[LINK] "Syria: Inventing a Religious War"
Jun. 17th, 2013 10:36 pmFacebook's Conrad linked to Toby Matthiesen's post at the New York Review of Books blog about how Shi'ite international support for the Syrian government is a consequence of very specific choices made by the Syrian government to acquire Islamic credibility for the Alawite sect whose members dominated the Syrian elite, and international allies.
Since late May, pictures of Hezbollah militants standing amid the ruins of al-Qusayr, the former Syrian rebel stronghold, have offered dramatic evidence of the extent to which foreign Shia fighters are shifting the course of the Syrian war. To many observers, the Lebanese militia’s entry into the conflict has shown definitively that it has been a sectarian war from the outset. According to this view, Syria’s Alawite sect, to which the Assad clan and its security forces belong, is “quasi Shiite,” a fact which accounts for the government’s alliances to Iran and Hezbollah; while Syrian rebel forces are overwhelmingly dominated by the country’s aggrieved Sunni majority, now backed by the Sunni governments of Saudi Arabia, Qatar, and Turkey, along with various foreign Sunni jihadis.
But Bashar al-Assad is head of an ostensibly secular Baathist regime and many Shia think that Alawites are heretics. Why exactly is Hezbollah getting involved, and is this conflict really rooted in religion? The answer to both these questions may lie in a suburb of Damascus called Sayyida Zainab, the site of an important Shia shrine and since the 1970s a haven for foreign Shia activists and migrants in Syria. Today, Hezbollah forces, along with Iraqi Shia fighters, defend the suburb. Though the story of Sayyida Zainab is little known in the West, it may help explain why what began as a peaceful uprising against secular authoritarian rule in 2011 has increasingly become a war between Shia and Sunni that has engulfed much of the surrounding region.
Sayyida Zainab—located some six miles to the southeast of central Damascus—is named after the daughter of the first Shia Imam, Ali Ibn Abi Talib. While Zainab is allegedly buried there (Sunnis believe she is buried in the large Sayyida Zainab mosque in Cairo), the site is less important in the Shia tradition than the shrines in Iraq and Iran. In fact Sayyida Zainab only became a site of mass pilgrimage in the 1980s and 1990s, when a large shrine was built around the tomb with Iranian support.
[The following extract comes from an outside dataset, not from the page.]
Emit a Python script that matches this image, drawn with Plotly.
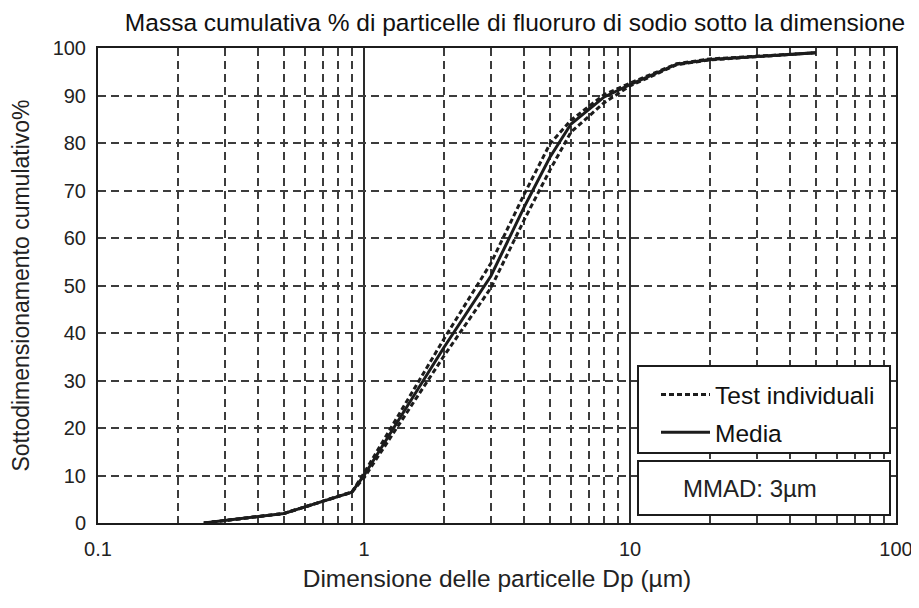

By the time I did fieldwork there in 2008, however, the suburb of around 150,000 people had become a meeting ground for Shia from around the world. During the summer months, the foreign Shia population would reach tens of thousands, with up to one million pilgrims visiting Sayyida Zainab every year. There were clerics and students from the Gulf, Lebanon, Iraq, Iran, Afghanistan, Africa, and South-East Asia, among other places. Publishers of cultural and religious magazines from Iraq and the Arabian Peninsula were having late-night discussions in the bookshops opposite the shrine. Young religious students were sitting in the Hawza Zainabiyya, a large center for Shia religious study there, or in one of the other smaller religious schools reading and discussing with their mentors. Iranian pilgrims could pay with Iranian currency, their thousand-tuman notes with the iconic picture of Khomeini bundled in the hands of the street vendors.
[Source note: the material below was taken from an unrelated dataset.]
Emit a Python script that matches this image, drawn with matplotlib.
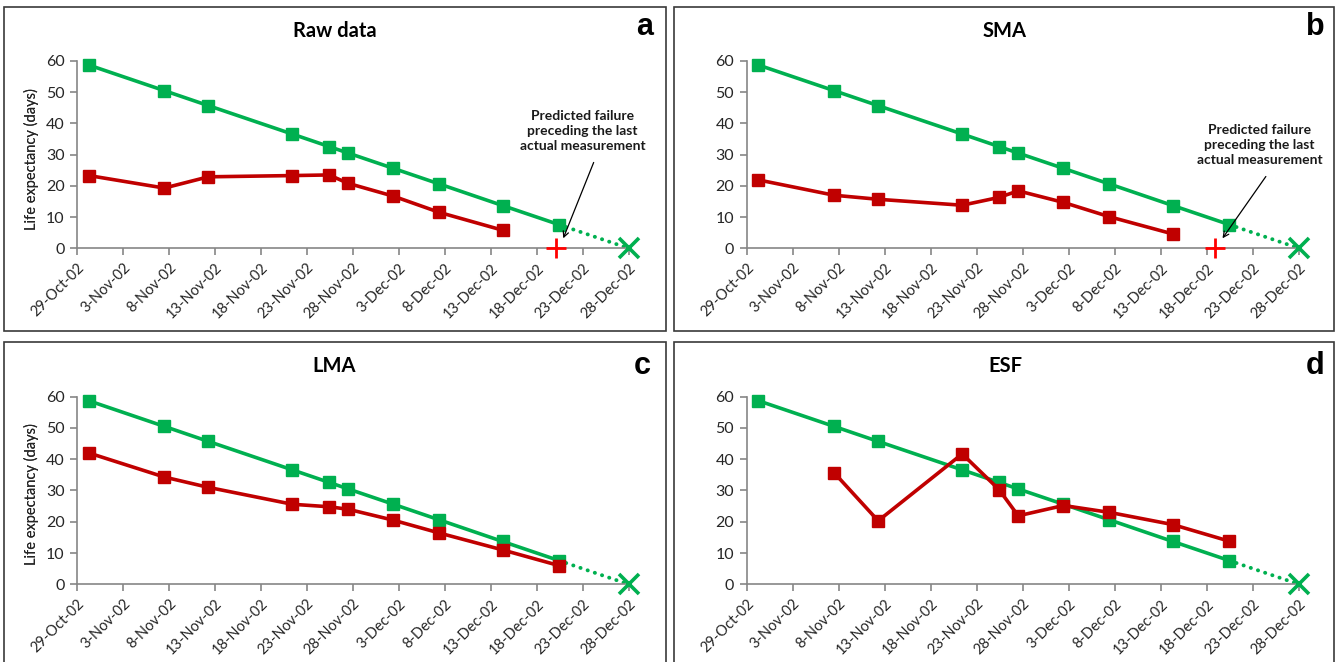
import matplotlib
matplotlib.use("Agg")
import matplotlib.pyplot as plt
from matplotlib.patches import Rectangle
import pandas as pd

# measurement dates (fractional days) and the actual life expectancy (days to failure)
meas_dates = pd.to_datetime([
    "2002-10-30 07:00", "2002-11-07 12:00", "2002-11-12 07:00", "2002-11-21 10:00",
    "2002-11-25 10:00", "2002-11-27 12:00", "2002-12-02 10:00", "2002-12-07 10:00",
    "2002-12-14 07:00", "2002-12-20 10:00",
])
failure_date = pd.Timestamp("2002-12-28")
actual_life = [58.7, 50.5, 45.7, 36.6, 32.6, 30.5, 25.6, 20.6, 13.7, 7.6]

# predicted life expectancy per method
raw_pred = [23.3, 19.3, 22.9, 23.3, 23.5, 20.8, 16.7, 11.5, 5.8]   # measurements 1-9
sma_pred = [21.9, 17.0, 15.7, 13.8, 16.3, 18.4, 14.7, 10.1, 4.6]   # measurements 1-9
lma_pred = [42.0, 34.3, 31.0, 25.6, 24.8, 24.0, 20.5, 16.4, 11.0, 6.0]  # 1-10
esf_pred = [35.7, 20.3, 41.7, 30.3, 21.9, 25.2, 23.0, 19.1, 13.8]  # measurements 2-10

tick_dates = pd.date_range("2002-10-29", "2002-12-28", freq="5D")
tick_labels = [f"{d.day}-{d.strftime('%b-%y')}" for d in tick_dates]

GREEN = "#00B050"
RED = "#C00000"
W, H = 1337, 662

fig = plt.figure(figsize=(W / 100, H / 100), dpi=100)


def px_rect(left, top, right, bottom):
    return [left / W, 1 - bottom / H, (right - left) / W, (bottom - top) / H]


def fx(x):
    return x / W


def fy(y):
    return 1 - y / H


panels = [
    # title, letter, red dates, red values, box, axes rect, title pos, letter pos, annotate
    ("Raw data", "a", meas_dates[:9], raw_pred, (4, 7, 666, 331),
     (77, 61, 628.6, 248.3), (334.6, 31), (645, 27), True),
    ("SMA", "b", meas_dates[:9], sma_pred, (674, 7, 1334, 331),
     (746.6, 61, 1299, 248.3), (1005, 31), (1315, 27), True),
    ("LMA", "c", meas_dates, lma_pred, (4, 342, 666, 700),
     (77, 396.7, 628.6, 584.3), (334.6, 366), (642, 366), False),
    ("ESF", "d", meas_dates[1:], esf_pred, (674, 342, 1334, 700),
     (746.6, 396.7, 1299, 584.3), (1005.6, 366), (1315, 366), False),
]

text_pos = {"a": (55.0, 37.6), "b": (55.7, 33.1)}
arrow_tail = {"a": (56.2, 27.5), "b": (56.4, 23.0)}

for title, letter, rdates, rvals, box, arect, tpos, lpos, show_fail in panels:
    l, t, r, b = box
    fig.patches.append(Rectangle((fx(l), fy(b)), fx(r - l), (b - t) / H,
                                 transform=fig.transFigure, fill=False,
                                 edgecolor="#3a3a3a", lw=1.2, zorder=0))

    ax = fig.add_axes(px_rect(*arect))
    ax.plot(meas_dates, actual_life, color=GREEN, lw=2.6, marker="s", ms=8,
            zorder=3, clip_on=False)
    ax.plot([meas_dates[-1], failure_date], [actual_life[-1], 0], color=GREEN,
            lw=2.8, linestyle=(0, (0.05, 1.9)), dash_capstyle="round", zorder=2)
    ax.plot([failure_date], [0], marker="x", color=GREEN, ms=15, mew=2.6,
            clip_on=False, zorder=4)
    ax.plot(rdates, rvals, color=RED, lw=2.6, marker="s", ms=8, zorder=4,
            clip_on=False)

    if show_fail:
        fail = rdates[-1] + pd.Timedelta(days=rvals[-1])
        ax.plot([fail], [0], marker="+", color="#FF0000", ms=14, mew=2,
                clip_on=False, zorder=5)
        start = pd.Timestamp("2002-10-29")
        tx, ty = text_pos[letter]
        ax.text(start + pd.Timedelta(days=tx), ty,
                "Predicted failure\npreceding the last\nactual measurement",
                ha="center", va="center", fontsize=10, fontweight="bold",
                family="Lato", linespacing=1.3, color="#1a1a1a")
        ax.annotate("", xy=(fail + pd.Timedelta(days=0.8), 3.2),
                    xytext=(start + pd.Timedelta(days=arrow_tail[letter][0]),
                            arrow_tail[letter][1]),
                    arrowprops=dict(arrowstyle="->", color="black", lw=0.9,
                                    mutation_scale=10, shrinkA=0, shrinkB=0))

    ax.set_xlim(tick_dates[0], tick_dates[-1])
    ax.set_ylim(0, 60)
    ax.set_xticks(tick_dates)
    ax.set_xticklabels(tick_labels, rotation=45, ha="right",
                       rotation_mode="anchor", fontsize=10.5, family="Lato")
    ax.set_yticks(range(0, 61, 10))
    ax.set_yticklabels([str(v) for v in range(0, 61, 10)], fontsize=11.5,
                       family="Lato")
    for s in ("top", "right"):
        ax.spines[s].set_visible(False)
    for s in ("left", "bottom"):
        ax.spines[s].set_color("#868686")
        ax.spines[s].set_linewidth(1.2)
    ax.tick_params(axis="both", direction="out", length=5, width=1.2,
                   color="#868686", labelcolor="#262626")
    ax.tick_params(axis="x", pad=4)
    ax.tick_params(axis="y", pad=4)

    fig.text(fx(31), fy((arect[1] + arect[3]) / 2 + 4), "Life expectancy (days)",
             rotation=90, ha="center", va="center", fontsize=10.5, family="Lato",
             color="#262626")
    fig.text(fx(tpos[0]), fy(tpos[1]), title, ha="center", va="center",
             fontsize=14.5, fontweight="bold", family="Lato", color="black")
    fig.text(fx(lpos[0]), fy(lpos[1]), letter, ha="center", va="center",
             fontsize=22, fontweight="bold", family="Liberation Sans",
             color="black")

fig.savefig("out.png", dpi=100)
It was a world apart from the coffee houses and government buildings of central Damascus, where the old rhetoric of secular Arab nationalism still dominated, and at the time, I found it difficult to fathom the government’s reasons for allowing a suburb full of foreign religious students and clerics to flourish. Most Syrians I met had never been to Sayyida Zainab, and whenever I told people I was going there, they advised me not to go, complaining about the Iranians and Iraqis living there and arguing that it didn’t belong to the Syria they knew. Only after the Syrian uprising began in 2011 did it become clear to me that Sayyida Zainab was a crucial part of the alliance with Iran and Arab Shia militias that has until now allowed the Assad regime to keep the upper hand in the civil war.